Mark Walen

No. 95
- Position: Defensive tackle

Personal information
- Born: March 10, 1963 (age 63) San Francisco, California, U.S.
- Listed height: 6 ft 5 in (1.96 m)
- Listed weight: 265 lb (120 kg)

Career information
- High school: Burlingame (CA)
- College: UCLA
- NFL draft: 1986: 3rd round, 74th overall pick

Career history
- Dallas Cowboys (1986–1989);

Awards and highlights
- Second-team All-American (1985); Pac-10 Defensive Player of the Year (1985); First-team All-Pac-10 (1985);

Career NFL statistics
- Sacks: 5
- Stats at Pro Football Reference

= Mark Walen =

American football player (born 1963)

Mark Hartley Walen (born March 10, 1963) is an American former professional football player who was a defensive tackle in the National Football League (NFL) for the Dallas Cowboys. He played college football at UCLA.

==Early life==
Walen attended Burlingame High School, where he began playing football until his junior year. As a senior, he received All-county honors. He also lettered in basketball and soccer.

In 2005, he was inducted into the San Mateo County Sports Hall of Fame.

==College career==
Walen accepted a football scholarship from UCLA. As a freshman, he started 2 games against the University of Oregon and USC. He also contributed to the 24–14 victory against the University of Michigan in the 1983 Rose Bowl.

As a sophomore, he was lost for the season, after tearing ligaments in his left knee during the third game against the University of Nebraska. He was able to recover in time to play in the 1984 Rose Bowl.

As a fifth-year senior, he was a key part of the seventh-ranked total defense (number 1 in rush defense), that included the play of Ken Norton Jr., Carnell Lake, James Washington, Jim Wahler and Darryl Henley. After finishing the season with 74 tackles (third on the team) and 9 sacks (tied school record), he received Pac-10 Defensive Player of the Year, second-team All-American and All-Pac-10 honors.

He finished his college career with 185 tackles, 20 sacks (set school record) and 31 tackles for loss (tied for fifth in school history).

==Professional career==
Walen was selected by the Dallas Cowboys in the third round of the 1986 NFL draft with the 74th overall pick. As a rookie, he was lost for the year after fracturing a bone in his right ankle, while completing a 1 1/2-mile run on the last day of the Cowboys' rookie orientation in May. During the 1987 season, he saw the field only on certain passing situations.
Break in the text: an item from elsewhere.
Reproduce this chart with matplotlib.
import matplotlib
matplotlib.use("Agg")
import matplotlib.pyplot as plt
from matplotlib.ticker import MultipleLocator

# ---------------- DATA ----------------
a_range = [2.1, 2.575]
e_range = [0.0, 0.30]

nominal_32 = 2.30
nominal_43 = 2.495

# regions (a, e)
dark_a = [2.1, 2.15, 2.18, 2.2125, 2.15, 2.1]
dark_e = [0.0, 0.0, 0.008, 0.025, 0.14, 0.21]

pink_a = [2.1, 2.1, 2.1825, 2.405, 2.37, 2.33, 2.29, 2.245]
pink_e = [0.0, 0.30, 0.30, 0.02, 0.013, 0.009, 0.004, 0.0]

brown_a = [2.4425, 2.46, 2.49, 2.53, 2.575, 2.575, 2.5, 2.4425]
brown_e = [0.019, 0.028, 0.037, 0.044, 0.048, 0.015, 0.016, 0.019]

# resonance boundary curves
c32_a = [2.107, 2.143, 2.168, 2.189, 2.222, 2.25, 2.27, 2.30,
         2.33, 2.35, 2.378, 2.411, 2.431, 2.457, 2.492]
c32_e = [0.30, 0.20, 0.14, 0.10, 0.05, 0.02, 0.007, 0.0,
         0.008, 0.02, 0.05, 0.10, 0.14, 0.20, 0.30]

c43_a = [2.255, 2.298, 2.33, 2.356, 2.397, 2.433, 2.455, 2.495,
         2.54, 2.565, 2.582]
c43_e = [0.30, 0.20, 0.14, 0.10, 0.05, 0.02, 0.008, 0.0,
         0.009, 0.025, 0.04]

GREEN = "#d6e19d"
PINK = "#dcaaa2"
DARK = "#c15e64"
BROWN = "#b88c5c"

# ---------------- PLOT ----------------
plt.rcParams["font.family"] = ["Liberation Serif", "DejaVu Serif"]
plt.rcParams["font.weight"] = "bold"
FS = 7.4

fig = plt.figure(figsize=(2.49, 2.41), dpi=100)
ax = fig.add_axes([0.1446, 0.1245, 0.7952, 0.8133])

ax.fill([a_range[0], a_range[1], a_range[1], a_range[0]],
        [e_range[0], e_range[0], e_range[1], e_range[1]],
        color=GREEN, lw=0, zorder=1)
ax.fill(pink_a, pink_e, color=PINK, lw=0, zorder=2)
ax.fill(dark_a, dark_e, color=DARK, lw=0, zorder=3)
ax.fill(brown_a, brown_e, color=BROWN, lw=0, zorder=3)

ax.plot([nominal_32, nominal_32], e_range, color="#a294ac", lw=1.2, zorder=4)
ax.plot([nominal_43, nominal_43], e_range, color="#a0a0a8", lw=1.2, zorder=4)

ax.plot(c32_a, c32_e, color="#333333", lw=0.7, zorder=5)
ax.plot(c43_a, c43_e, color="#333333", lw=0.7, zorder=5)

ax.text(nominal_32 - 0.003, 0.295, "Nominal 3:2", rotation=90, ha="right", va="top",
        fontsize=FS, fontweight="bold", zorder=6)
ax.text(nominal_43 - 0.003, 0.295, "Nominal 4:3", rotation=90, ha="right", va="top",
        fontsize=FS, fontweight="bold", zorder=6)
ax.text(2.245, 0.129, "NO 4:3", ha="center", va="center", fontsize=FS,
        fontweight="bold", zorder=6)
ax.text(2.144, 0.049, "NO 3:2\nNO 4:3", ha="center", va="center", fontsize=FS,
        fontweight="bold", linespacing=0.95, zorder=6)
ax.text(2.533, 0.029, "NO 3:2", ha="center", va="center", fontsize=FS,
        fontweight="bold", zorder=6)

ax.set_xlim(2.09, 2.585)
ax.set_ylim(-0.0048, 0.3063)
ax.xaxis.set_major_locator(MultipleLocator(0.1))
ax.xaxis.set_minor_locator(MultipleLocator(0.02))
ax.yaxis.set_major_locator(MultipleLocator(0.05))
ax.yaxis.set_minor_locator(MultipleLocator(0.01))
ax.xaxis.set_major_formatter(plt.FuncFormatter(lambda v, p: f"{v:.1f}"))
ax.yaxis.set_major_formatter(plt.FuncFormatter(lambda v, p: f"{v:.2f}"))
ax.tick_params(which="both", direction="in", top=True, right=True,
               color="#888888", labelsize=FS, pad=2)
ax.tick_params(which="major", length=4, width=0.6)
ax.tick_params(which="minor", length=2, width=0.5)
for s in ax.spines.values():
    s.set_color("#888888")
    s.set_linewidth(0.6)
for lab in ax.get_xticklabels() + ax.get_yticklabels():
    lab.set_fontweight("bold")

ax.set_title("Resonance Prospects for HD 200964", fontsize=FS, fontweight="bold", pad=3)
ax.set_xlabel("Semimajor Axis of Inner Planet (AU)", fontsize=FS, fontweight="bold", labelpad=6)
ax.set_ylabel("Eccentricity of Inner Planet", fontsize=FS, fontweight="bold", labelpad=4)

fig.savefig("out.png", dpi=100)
In 1988, he had his best season when in a reserve role (started only 2 games) he registered 4 sacks (fifth on the team). On September 25, he replaced an ineffective Kevin Brooks against the Atlanta Falcons, making 4 tackles and one sack. On October 30, he started in place of Brooks against the Phoenix Cardinals, registering 9 tackles, 2 sacks and blocked an extra point.

The next season, he emerged as one of the full-time starters on the defensive line at left tackle, but was placed on the injured reserve list after suffering a torn anterior cruciate ligament in his left knee during the second pre-season game against the Los Angeles Raiders.

On August 22, 1990, he was waived after leaving the team in training camp, in reaction to being moved to the offensive line and then back to the defensive line in the span of a week.